In recent months – and most recently over the weekend – we have frequently discussed the risks associated with housing bubbles springing up in certain parts of Canada and Australia on the back of hot investments by Chinese money laundering operations. We’re happy to report that the British Columbia government finally took our advice to stem hot money inflows into real estate by announcing a 15% transfer tax on foreign nationals who buy real estate in Metro Vancouver. Finance Minister Mike de Jong unveiled the tax, which will take effect on August 2nd, after recent housing data revealed that foreign nationals spent more than $1 billion on British Columbia property between June 10 and July 14, or a mere $28.6mm per day.
CTV has the details:
Finance Minister Mike de Jong unveiled the tax as part of legislation aimed at addressing low vacancy rates and high real estate prices in southern B.C…. “The amendments include anti-avoidance rules designed to capture transactions that are structured specifically to avoid the additional tax,” de Jong said.

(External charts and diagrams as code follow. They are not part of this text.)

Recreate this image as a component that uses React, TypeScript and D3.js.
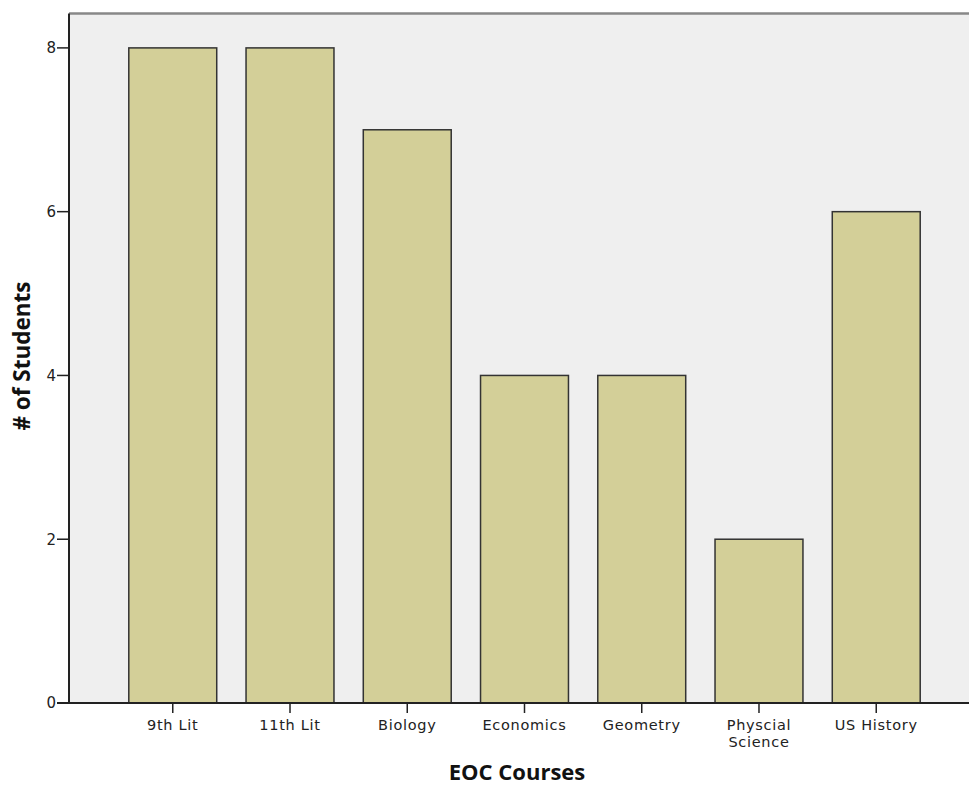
import React from "react";
import * as d3 from "d3";

const categories = ["9th Lit", "11th Lit", "Biology", "Economics", "Geometry", "Physcial Science", "US History"];
const values = [8, 8, 7, 4, 4, 2, 6];
const yTicks = [0, 2, 4, 6, 8];

const W = 969, H = 788;
const left = 69, right = 980, top = 13.5, bottom = 703;

export default function App() {
  const x = d3.scaleBand<string>().domain(categories).range([left, right]).paddingInner(0.25).paddingOuter(0.51);
  const y = d3.scaleLinear().domain([0, 8.42]).range([bottom, top]);
  const font = "'DejaVu Sans', sans-serif";
  return (
    <svg width={W} height={H} style={{ position: "absolute", left: 0, top: 0 }}>
      <rect x={left} y={top} width={right - left} height={bottom - top} fill="#efefef" />
      <line x1={left} x2={right} y1={top} y2={top} stroke="#888" strokeWidth={2.5} />
      {categories.map((c, i) => (
        <rect key={c} x={x(c)} y={y(values[i])} width={x.bandwidth()} height={bottom - y(values[i])}
          fill="#d3cf98" stroke="#333" strokeWidth={1.5} />
      ))}
      <line x1={left} x2={left} y1={top} y2={bottom} stroke="#222" strokeWidth={2} />
      <line x1={left - 12} x2={right} y1={bottom} y2={bottom} stroke="#222" strokeWidth={2} />
      {yTicks.map(t => (
        <g key={t}>
          <line x1={left - 12} x2={left} y1={y(t)} y2={y(t)} stroke="#222" strokeWidth={1.5} />
          <text x={left - 13} y={y(t)} dy="0.36em" textAnchor="end" fontFamily={font} fontSize={15} fill="#222">{t}</text>
        </g>
      ))}
      {categories.map(c => {
        const cx = (x(c) as number) + x.bandwidth() / 2;
        const words = c === "Physcial Science" ? ["Physcial", "Science"] : [c];
        return (
          <g key={c}>
            <line x1={cx} x2={cx} y1={bottom} y2={bottom + 10} stroke="#222" strokeWidth={1.5} />
            {words.map((w, j) => (
              <text key={w} x={cx} y={729.5 + j * 17} textAnchor="middle" fontFamily={font} fontSize={14.5} letterSpacing={0.7} fill="#222">{w}</text>
            ))}
          </g>
        );
      })}
      <text x={517} y={780} textAnchor="middle" fontFamily="'Open Sans', sans-serif" fontWeight="bold" fontSize={22} fill="#111">EOC Courses</text>
      <text transform="translate(30,356) rotate(-90)" textAnchor="middle" fontFamily="'Open Sans', sans-serif" fontWeight="bold" fontSize={22.5} fill="#111"># of Students</text>
    </svg>
  );
}
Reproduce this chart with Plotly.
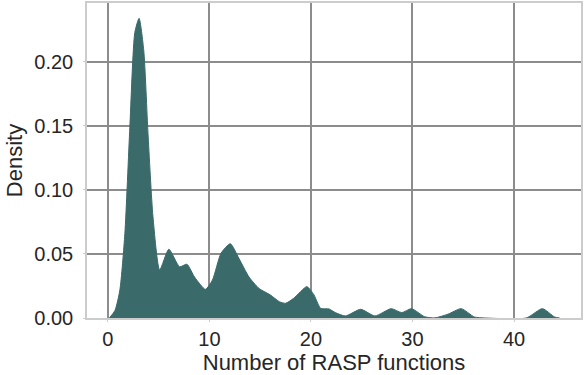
import plotly.graph_objects as go

# KDE curve
x_vals = [0.15, 0.7, 1.18, 1.67, 2.16, 2.65, 3.07, 3.53, 3.95, 4.44, 5.1, 6.0, 7.06, 7.78,
          8.53, 9.6, 10.3, 11.15, 12.06, 12.9, 13.9, 14.9, 16.0, 16.9, 17.5, 18.3, 19.6,
          20.3, 20.95, 21.8, 22.4, 23.4, 24.9, 26.3, 27.9, 28.95, 29.9, 31.2, 32.2, 33.5,
          34.8, 36.1, 37.2, 41.2, 42.8, 44.0, 44.5]
density = [0.0, 0.006, 0.022, 0.066, 0.149, 0.223, 0.234, 0.209, 0.144, 0.079, 0.0375,
           0.0537, 0.040, 0.042, 0.032, 0.0224, 0.0297, 0.0507, 0.058, 0.0466, 0.032, 0.023,
           0.018, 0.0127, 0.0115, 0.0154, 0.0245, 0.018, 0.0076, 0.007, 0.0042, 0.0016,
           0.0068, 0.0016, 0.0073, 0.0042, 0.0073, 0.001, 0.0001, 0.003, 0.0073, 0.0008,
           0.0, 0.0, 0.0073, 0.0008, 0.0]
x_ticks = [0, 10, 20, 30, 40]
y_ticks = [0.0, 0.05, 0.10, 0.15, 0.20]
y_tick_text = ["0.00", "0.05", "0.10", "0.15", "0.20"]

color = "#3a6a6a"
fig = go.Figure()
fig.add_trace(go.Scatter(
    x=x_vals, y=density, mode="lines", fill="tozeroy",
    line=dict(color=color, width=1, shape="spline", smoothing=0.6),
    fillcolor=color, hoverinfo="skip", showlegend=False))

fig.update_layout(
    width=584, height=375,
    margin=dict(l=87, r=1, t=3, b=57),
    paper_bgcolor="white", plot_bgcolor="white",
    font=dict(family="Liberation Sans, Arial, sans-serif", size=18, color="#262626"),
    xaxis=dict(range=[-2.06, 46.6], tickvals=x_ticks, showgrid=True,
               gridcolor="#8c8c8c", gridwidth=1.5, zeroline=False,
               showline=True, linecolor="#cccccc", linewidth=1.5, mirror=True,
               ticks="outside", ticklen=2, tickcolor="#cccccc",
               title=dict(text="Number of RASP functions", standoff=4),
               tickfont=dict(size=20)),
    yaxis=dict(range=[0, 0.246], tickvals=y_ticks, ticktext=y_tick_text,
               showgrid=True, gridcolor="#8c8c8c", gridwidth=1.5, zeroline=False,
               showline=True, linecolor="#cccccc", linewidth=1.5, mirror=True,
               ticks="outside", ticklen=2, tickcolor="#cccccc", ticklabelstandoff=6,
               title=dict(text="Density", standoff=6),
               tickfont=dict(size=20)),
)
fig.write_html("out.html")
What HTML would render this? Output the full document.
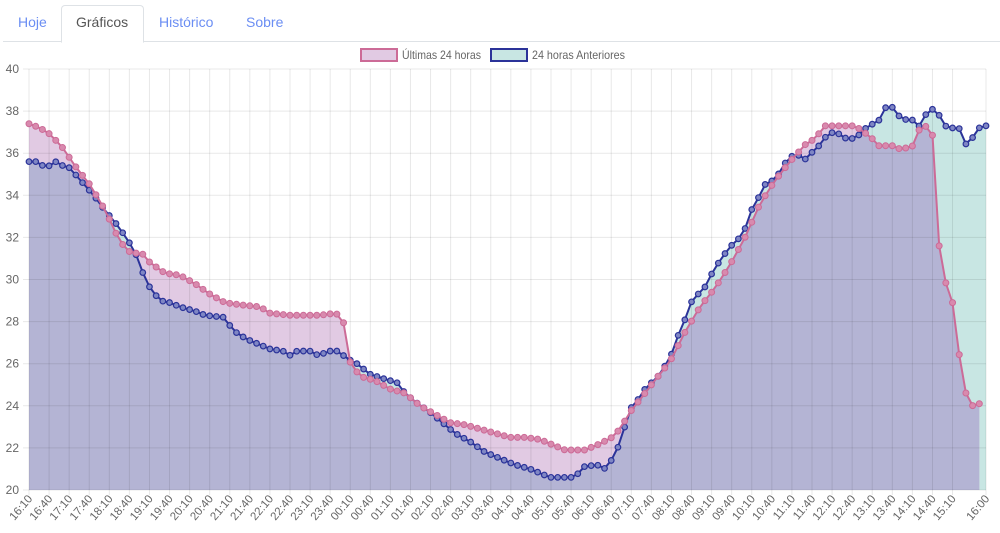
<!DOCTYPE html>
<html><head><meta charset="utf-8"><style>
body{margin:0;background:#fff;font-family:"Liberation Sans",sans-serif;}
.tabs{position:absolute;left:0;top:0;width:1000px;height:42px;}
.tabs .line{position:absolute;left:3px;right:0;top:41px;height:1px;background:#dee2e6;}
.tab{position:absolute;top:14px;font-size:14px;color:#6b8ef3;}
.act{position:absolute;left:61px;top:5px;width:81px;height:36px;border:1px solid #dee2e6;border-bottom:1px solid #fff;border-radius:4px 4px 0 0;background:#fff;}
</style></head><body>
<div class="tabs"><div class="line"></div><div class="act"></div>
<span class="tab" style="left:18px">Hoje</span>
<span class="tab" style="left:76px;color:#555">Gráficos</span>
<span class="tab" style="left:159px">Histórico</span>
<span class="tab" style="left:246px">Sobre</span></div>
<svg id="s" width="1000" height="533" style="position:absolute;left:0;top:0" xmlns="http://www.w3.org/2000/svg"></svg>
<script>
const P=[[29,37.4],[40,37.2],[50,36.9],[62,36.3],[75,35.4],[90,34.5],[105,33.3],[120,31.8],[130,31.3],[143,31.2],[150,30.8],[165,30.3],[180,30.2],[195,29.8],[210,29.3],[225,28.9],[240,28.8],[260,28.7],[270,28.4],[290,28.3],[320,28.3],[335,28.4],[343,28.2],[347,26.3],[360,25.4],[375,25.2],[390,24.8],[405,24.6],[420,24.0],[435,23.6],[450,23.2],[465,23.1],[480,22.9],[495,22.7],[510,22.5],[525,22.5],[540,22.4],[555,22.1],[565,21.9],[585,21.9],[600,22.2],[612,22.5],[620,22.9],[630,23.7],[645,24.6],[658,25.4],[670,26.1],[685,27.5],[700,28.7],[715,29.6],[730,30.7],[745,32.0],[760,33.6],[775,34.7],[790,35.6],[805,36.4],[815,36.7],[825,37.3],[855,37.3],[870,36.8],[880,36.3],[890,36.4],[900,36.2],[912,36.3],[920,37.2],[928,37.3],[933,36.8],[938,31.9],[946,29.8],[952,29.1],[959,26.5],[965,24.7],[972,24.0],[979,24.1]];
const B=[[29,35.6],[37,35.6],[43,35.4],[50,35.4],[56,35.6],[63,35.4],[70,35.3],[77,34.9],[90,34.2],[97,33.8],[103,33.4],[110,33.0],[117,32.6],[123,32.2],[130,31.7],[137,31.1],[143,30.3],[150,29.6],[160,29.0],[170,28.9],[180,28.7],[195,28.5],[205,28.3],[225,28.2],[230,27.8],[238,27.4],[250,27.1],[260,26.9],[270,26.7],[283,26.6],[290,26.4],[297,26.6],[310,26.6],[318,26.4],[330,26.6],[340,26.6],[345,26.3],[357,26.0],[370,25.5],[383,25.3],[397,25.1],[405,24.6],[415,24.2],[430,23.7],[440,23.3],[455,22.7],[470,22.3],[485,21.8],[500,21.5],[515,21.2],[530,21.0],[540,20.8],[550,20.6],[575,20.6],[583,21.1],[597,21.2],[604,21.0],[610,21.3],[617,21.9],[624,22.9],[631,23.9],[638,24.3],[645,24.8],[658,25.4],[665,25.9],[672,26.5],[680,27.6],[686,28.2],[692,29.0],[700,29.4],[706,29.7],[713,30.4],[720,30.9],[726,31.3],[733,31.7],[740,32.0],[746,32.5],[753,33.5],[760,34.0],[766,34.6],[773,34.7],[780,35.1],[786,35.6],[793,35.9],[800,35.9],[806,35.7],[813,36.1],[820,36.4],[826,36.8],[833,37.0],[840,36.9],[846,36.7],[853,36.7],[860,36.9],[866,37.2],[873,37.4],[880,37.6],[886,38.2],[892,38.2],[898,37.8],[905,37.6],[912,37.6],[918,37.2],[925,37.8],[932,38.1],[938,37.9],[945,37.3],[952,37.2],[959,37.2],[965,36.4],[972,36.7],[979,37.2],[986,37.3]];
const X0=29,X1=986,Y0=490,N=144,dx=(X1-X0)/143,ys=(Y0-69)/20;
function interp(A,x){for(let i=0;i<A.length-1;i++){if(x<=A[i+1][0]+0.01){let t=(x-A[i][0])/(A[i+1][0]-A[i][0]);return A[i][1]+t*(A[i+1][1]-A[i][1]);}}return A[A.length-1][1];}
const y=v=>Y0-(v-20)*ys;
let px=[],py=[],bx=[],by=[];
for(let i=0;i<N;i++){let x=X0+i*dx;bx.push(x);by.push(y(interp(B,x)));if(i<143){px.push(x);py.push(y(interp(P,x)));}}
let h='';
const poly=(xs,ys2)=>xs.map((x,i)=>x.toFixed(1)+','+ys2[i].toFixed(1)).join(' ');
h+=`<polygon points="${X0},${Y0} ${poly(bx,by)} ${X1},${Y0}" fill="#c8e6e3"/>`;
h+=`<polygon points="${X0},${Y0} ${poly(px,py)} ${px[142]},${Y0}" fill="#e1cae3"/>`;
let my=py.map((v,i)=>Math.max(v,by[i]));
h+=`<polygon points="${X0},${Y0} ${poly(px,my)} ${px[142]},${Y0}" fill="#b4b4d4"/>`;
for(let v=20;v<=40;v+=2){let yy=y(v);h+=`<line x1="${X0-6}" x2="${X1}" y1="${yy}" y2="${yy}" stroke="rgba(0,0,0,0.09)"/>`;h+=`<text x="19" y="${yy+4}" font-size="12" fill="#666" text-anchor="end">${v}</text>`;}
let labs=[];
for(let i=0;i<=138;i+=3)labs.push(i);labs.push(143);
for(const i of labs){let x=X0+i*dx;h+=`<line x1="${x}" x2="${x}" y1="69" y2="${Y0+5}" stroke="rgba(0,0,0,0.09)"/>`;
let m=(16*60+10+i*10)%1440;let s=String(Math.floor(m/60)).padStart(2,'0')+':'+String(m%60).padStart(2,'0');
h+=`<text transform="translate(${x+4},${Y0+9}) rotate(-50)" font-size="11.5" fill="#666" text-anchor="end">${s}</text>`;}
h+=`<polyline points="${poly(bx,by)}" fill="none" stroke="#2b3399" stroke-width="2"/>`;
for(let i=0;i<N;i++)h+=`<circle cx="${bx[i]}" cy="${by[i]}" r="2.8" fill="#7f86c4" stroke="#2b3399" stroke-width="1.2"/>`;
h+=`<polyline points="${poly(px,py)}" fill="none" stroke="#cc6b97" stroke-width="2"/>`;
for(let i=0;i<143;i++)h+=`<circle cx="${px[i]}" cy="${py[i]}" r="3" fill="#d88aae" stroke="#cc6b97" stroke-width="1"/>`;
h+=`<rect x="361" y="49" width="36" height="12" fill="#e1cae3" stroke="#cc6b97" stroke-width="2"/><text x="402" y="59" font-size="12" fill="#666" textLength="79" lengthAdjust="spacingAndGlyphs">Últimas 24 horas</text>`;
h+=`<rect x="491" y="49" width="36" height="12" fill="#c8e6e3" stroke="#2b3399" stroke-width="2"/><text x="532" y="59" font-size="12" fill="#666" textLength="93" lengthAdjust="spacingAndGlyphs">24 horas Anteriores</text>`;
document.getElementById('s').innerHTML=h;
</script>
</body></html>
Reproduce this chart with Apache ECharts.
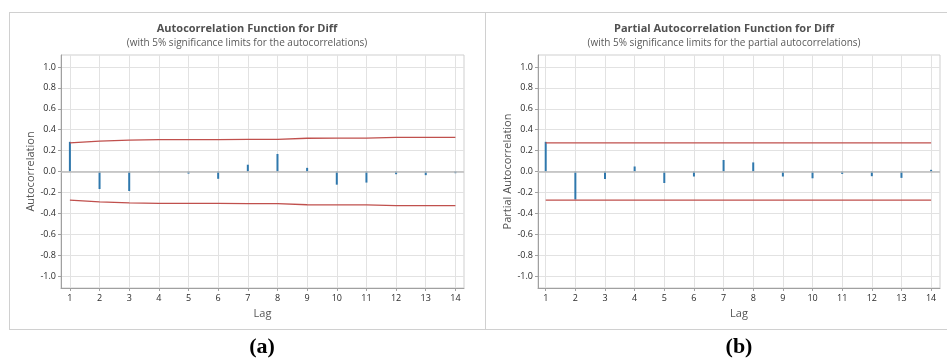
<!DOCTYPE html>
<html>
<head>
<meta charset="utf-8">
<script src="https://cdn.jsdelivr.net/npm/echarts@6/dist/echarts.min.js"></script>
<style>
  html, body { margin: 0; padding: 0; background: #fff; }
  #chart { width: 947px; height: 358px; }
</style>
</head>
<body>
<div id="chart"></div>
<script>
// lags and values
const lags = [1, 2, 3, 4, 5, 6, 7, 8, 9, 10, 11, 12, 13, 14];
const yTicks = [-1.0, -0.8, -0.6, -0.4, -0.2, 0.0, 0.2, 0.4, 0.6, 0.8, 1.0];
const acf = [0.284, -0.168, -0.187, 0.003, -0.02, -0.07, 0.065, 0.168, 0.035, -0.126, -0.106, -0.026, -0.035, -0.016];
const acfLimit = [0.274, 0.290, 0.300, 0.306, 0.306, 0.306, 0.307, 0.307, 0.318, 0.319, 0.319, 0.326, 0.326, 0.326];
const pacf = [0.284, -0.268, -0.071, 0.048, -0.11, -0.048, 0.11, 0.087, -0.048, -0.065, -0.023, -0.045, -0.061, 0.016];
const pacfLimit = [0.274, 0.274, 0.274, 0.274, 0.274, 0.274, 0.274, 0.274, 0.274, 0.274, 0.274, 0.274, 0.274, 0.274];

const FONT = '"Open Sans", "Noto Sans", sans-serif';
const barColor = '#2f78ad';
const limitColor = '#c0504d';

function pairs(vals, sign) {
    return lags.map((l, i) => [l, (sign || 1) * vals[i]]);
}

function xAxisOf(idx, min, max) {
    return {
        type: 'value', gridIndex: idx, min: min, max: max,
        name: 'Lag', nameLocation: 'middle', nameGap: 20,
        nameTextStyle: { fontFamily: FONT, fontSize: 11, color: '#555' },
        axisLine: { onZero: false, lineStyle: { color: '#a0a0a0' } },
        axisTick: { customValues: lags, length: 3, lineStyle: { color: '#a0a0a0' } },
        axisLabel: { customValues: lags, fontFamily: FONT, fontSize: 9, color: '#2a2a2a', margin: 6 },
        splitLine: { show: true, lineStyle: { color: '#e2e2e2' } }
    };
}

function yAxisOf(idx, name) {
    return {
        type: 'value', gridIndex: idx, min: -1.115, max: 1.115,
        name: name, nameLocation: 'middle', nameGap: 24,
        nameTextStyle: { fontFamily: FONT, fontSize: 11, color: '#555' },
        axisLine: { show: true, lineStyle: { color: '#a0a0a0' } },
        axisTick: { show: true, customValues: yTicks, length: 3, lineStyle: { color: '#a0a0a0' } },
        axisLabel: {
            customValues: yTicks, fontFamily: FONT, fontSize: 9, color: '#2a2a2a', margin: 5,
            formatter: v => v.toFixed(1)
        },
        splitLine: { show: true, lineStyle: { color: '#e2e2e2' } }
    };
}

function stems(idx, vals) {
    return {
        type: 'bar', xAxisIndex: idx, yAxisIndex: idx, barWidth: 2,
        itemStyle: { color: barColor }, data: pairs(vals),
        markLine: {
            silent: true, symbol: 'none', label: { show: false },
            lineStyle: { color: '#bdbdbd', width: 1.5, type: 'solid' },
            data: [{ yAxis: 0 }]
        },
        z: 3
    };
}

function limit(idx, vals, sign) {
    return {
        type: 'line', xAxisIndex: idx, yAxisIndex: idx, symbol: 'none',
        lineStyle: { color: limitColor, width: 1.3 }, data: pairs(vals, sign), z: 4
    };
}

function label(x, y, text, font, color) {
    return { type: 'text', x: x, y: y, style: { text: text, font: font, fill: color, align: 'center', verticalAlign: 'middle' } };
}

function hline(x1, x2, y) {
    return { type: 'line', shape: { x1: x1, y1: y, x2: x2, y2: y }, style: { stroke: '#d0d0d0', lineWidth: 1 } };
}
function vline(x, y1, y2) {
    return { type: 'line', shape: { x1: x, y1: y1, x2: x, y2: y2 }, style: { stroke: '#d0d0d0', lineWidth: 1 } };
}

const option = {
    animation: false,
    grid: [
        { left: 61, right: 483, top: 55, bottom: 70, show: true, borderColor: '#cfcfcf', containLabel: false },
        { left: 538, right: 7, top: 55, bottom: 70, show: true, borderColor: '#cfcfcf', containLabel: false }
    ],
    xAxis: [xAxisOf(0, 0.7, 14.29), xAxisOf(1, 0.74, 14.3)],
    yAxis: [yAxisOf(0, 'Autocorrelation'), yAxisOf(1, 'Partial Autocorrelation')],
    series: [
        stems(0, acf), limit(0, acfLimit, 1), limit(0, acfLimit, -1),
        stems(1, pacf), limit(1, pacfLimit, 1), limit(1, pacfLimit, -1)
    ],
    graphic: [
        hline(9, 947, 12.5), hline(9, 947, 329.5), vline(9.5, 12, 330), vline(485.5, 12, 330),
        label(247, 29, 'Autocorrelation Function for Diff', 'bold 11px ' + FONT, '#505050'),
        label(247, 43, '(with 5% significance limits for the autocorrelations)', '10px ' + FONT, '#5a5a5a'),
        label(724, 29, 'Partial Autocorrelation Function for Diff', 'bold 11px ' + FONT, '#505050'),
        label(724, 43, '(with 5% significance limits for the partial autocorrelations)', '10px ' + FONT, '#5a5a5a'),
        label(262, 347, '(a)', 'bold 22px "Liberation Serif", serif', '#000'),
        label(739, 347, '(b)', 'bold 22px "Liberation Serif", serif', '#000')
    ]
};

const myChart = echarts.init(document.getElementById('chart'));
myChart.setOption(option);
</script>
</body>
</html>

The money from the additional tax would be used to fund housing, rental and support programs, the minister said. After the bill was introduced, Premier Christy Clark said her government is focused on increasing the housing supply, protecting buyers and sellers and boosting the rental market.
“Today we are taking measures to ensure home ownership remains within reach of the middle class,” she said.
When Australia implemented a similar measure one month ago, we asked “Are you listening, Canada?” Today, Canada finally listened.
The announcement came just as even more grotesque details emerged about a Chinese money-laundering operation in B.C. An article written by the Province’s Sam Cooper offers details about a “mysterious” real estate tycoon with a checkered past in China and links to $500mm worth of shady real estate deals in British Columbia:
A Chinese property tycoon linked to a massive banking scandal in China’s industrial north is at the centre of more than $500 million in B.C. property deals, a joint investigation by Postmedia and global due diligence firm IPSA International shows.
Chinese real estate magnate Kevin Sun — also known as Hong Sun, Kevin Lin, Hong Wei Sun and Sun Hongwei — founded Sun Commercial Real Estate in 2013. In addition to buying and selling hundreds of millions in B.C. property, the B.C. company, which focuses on immigrant investors, has raised over $200 million from investors.
Kim Marsh, executive vice-president of IPSA International and a former commander of a RCMP international Organized Crime Investigation Unit, said at the conclusion of a year-long joint investigation by Postmedia News and IPSA: “This case has many alarming red flags. The modus operandi outlined in this case is similar to some of the operations that are using the Canadian real estate market to launder money. This situation begs many questions including, what happened to the visa vetting process, banking compliance, public company scrutiny and regulators of all sorts.”
Land records indicate that over $500 million in B.C. property has been bought and sold through companies related to Sun.
The article explains Kevin Sun’s checkered past growing up in the Jilin Province of China. What started out as a rags-to-riches story ended with an investigation into irregular lending practices at the Jilin branch of Industrial and Commercial Bank which concluded that Jilin Heng Enterprise Group used a “variety of techniques in conspiracy to defraud banks” our of about $500mm.
Police arrested a number of Sun’s business associates in 2003 but Sun had already fled to Canada.
And while it took a masterful piece of investigative reporting to track down just one flagrant Chinese home flipper, the reality is that there are countless more such abusers, most of whom remain anonymous, even if their spoiled “rich kids” delight in all the perks an all too public exposure has to give.
With today’s tax, Vancouver’s real estate nightmare in which local housing had become the “new normal” anonymous Swiss bank account, and also made real estate virtually unaffordable to local, hard working Canadians, is finally set to end. As a result of the new proposal “the additional tax on the purchase of a home selling for $2 million to a foreign national will amount to an additional $300,000,” Finance Minister Mike de Jong told members of the legislature.
Whether this will prove a sufficient deterrent to future Chinese buyers remains to be seen, but having finally taken the “tax-hike” route, the local government will be able to fine tune and keep rising taxes until it finally finds the breaking point beyond which not even Chinese tycoons and oligarchs will find Vancouver real estate a welcome source of their laundered funds.
The good news is that, if it is successful, Vancouver housing is about to become far more affordable. The bad news is that if it leads to a selling scramble, the worst cast outcome – one predicted by the OECD at the start of June, namely a “disorderly housing market correction” – may have just been triggered leading to a dramatic collapse in Vancouver home prices.
Then again, since it will mostly affect Chinese robber barons, we doubt the local population will shed many tears.